Remember the trailer for NBC's Constantine? Well you can forget it, or at least you can forget any part of it that mentions his female counterpart Liv. Liv - played by True Blood's Lucy Griffiths - was the one with the dead dad who was supposed to be Constantine's best friend, demons, ghosts, yadda yadda, and she was also the one with no apparent link to the original source's continuity. The show's creatives have opted to go a different route, and have cast Angélica Celaya as Constantine's lover Zed.

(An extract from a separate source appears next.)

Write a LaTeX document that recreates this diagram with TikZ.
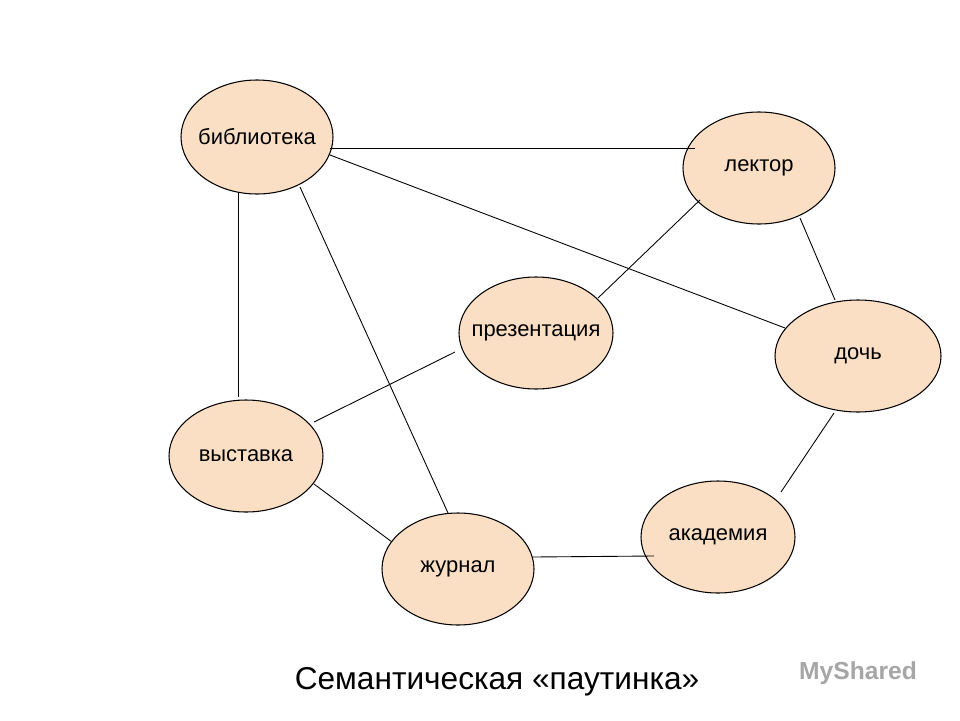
\documentclass[tikz,border=0pt]{standalone}
\usepackage{fontspec}
\setmainfont{Liberation Sans}
\usetikzlibrary{shapes.geometric}
\definecolor{peach}{HTML}{FBDFC5}
\begin{document}
\begin{tikzpicture}[x=0.02cm,y=-0.02cm,
  blob/.style={ellipse,draw=black,line width=0.6pt,fill=peach,inner xsep=-8pt,inner ysep=0pt,
    font=\fontsize{12.5}{14}\selectfont},
  link/.style={draw=black,line width=0.5pt}]
\path[use as bounding box,fill=white] (0,0) rectangle (960,720);
\node[blob,minimum width=152*0.02cm,minimum height=114*0.02cm] (b) at (257,137) {библиотека};
\node[blob,minimum width=152*0.02cm,minimum height=112*0.02cm] (l) at (759,168) {лектор};
\node[blob,minimum width=154*0.02cm,minimum height=112*0.02cm] (p) at (536,333) {презентация};
\node[blob,minimum width=166*0.02cm,minimum height=112*0.02cm] (d) at (858,356) {дочь};
\node[blob,minimum width=154*0.02cm,minimum height=112*0.02cm] (v) at (246,456) {выставка};
\node[blob,minimum width=152*0.02cm,minimum height=112*0.02cm] (j) at (458,569) {журнал};
\node[blob,minimum width=154*0.02cm,minimum height=112*0.02cm] (a) at (718,537) {академия};
\draw[link] ([shift={(73,11)}]b.center) -- ([shift={(-64,-20)}]l.center);
\draw[link] ([shift={(73,18)}]b.center) -- ([shift={(-73,-28)}]d.center);
\draw[link] ([shift={(-19,56)}]b.center) -- ([shift={(-8,-59)}]v.center);
\draw[link] ([shift={(43,50)}]b.center) -- ([shift={(-10,-56)}]j.center);
\draw[link] ([shift={(-59,32)}]l.center) -- ([shift={(62,-35)}]p.center);
\draw[link] ([shift={(41,50)}]l.center) -- ([shift={(-23,-56)}]d.center);
\draw[link] ([shift={(-81,19)}]p.center) -- ([shift={(68,-34)}]v.center);
\draw[link] ([shift={(68,28)}]v.center) -- ([shift={(-66,-27)}]j.center);
\draw[link] ([shift={(75,-12)}]j.center) -- ([shift={(-64,19)}]a.center);
\draw[link] ([shift={(-24,57)}]d.center) -- ([shift={(63,-45)}]a.center);
\node[font=\fontsize{18}{22}\selectfont] (t) at (497,682) {Семантическая «паутинка»};
\node[font=\fontsize{14}{16}\selectfont\bfseries,text=black!35] (w) at (858,673) {MyShared};
\end{tikzpicture}
\end{document}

"We wanted a more dynamic relationship, as opposed to someone who is a teacher/mentor and a student," says executive producer Daniel Cerone. "It just didn't feel as fertile and rich of an area as just a strong man and a strong woman who are both very different." One of the biggest problems the team had with Liv as a character was that she was very reactive; it's hoped Zed will be more of a foil for Constantine.
Angélica Celaya is no stranger to supernaturals. She had a recurring role as main love interest Eva Leon in vampires-invade-Miami TV series Gabriel, appeared in cheap horror fun Cowboys and Vampires, and briefly appears in Dallas and Burn Notice, among other credits.
Zed appears in the source's continuity as part of Jamie Delano's run, as does Ravenscar asylum and a host of other things hinted at in the trailer. In the source - without giving too much away - Zed has a secret that eventually lands Constantine right in the middle of a rather more saintly conspiracy than he's used to. Whether or not NBC sticks with that storyline is an open question; though if it does there's a chance that we'll see an adaptation of When Johnny Comes Marching Home, one of my favorite one-offs, so here's hoping ...
Though nobody was willing to come out and say it, Liv may go the way many of Constantine's friends do, which option has the advantage of allowing the team to keep most of the already filmed pilot. "One of the hallmarks of John is his friends drop like flies," says executive producer David Goyer. "It's the price of doing business. He is this classic noir character who often ends up alone, and we thought it was consistent with the character."
The production team also touched on the subject of smoking - Constantine smokes, but don't expect to see much of it on screen - and the character's bisexuality. Though a recurring plot element in the later books, NBC has no plans to explore Constantine's bisexual side any time soon.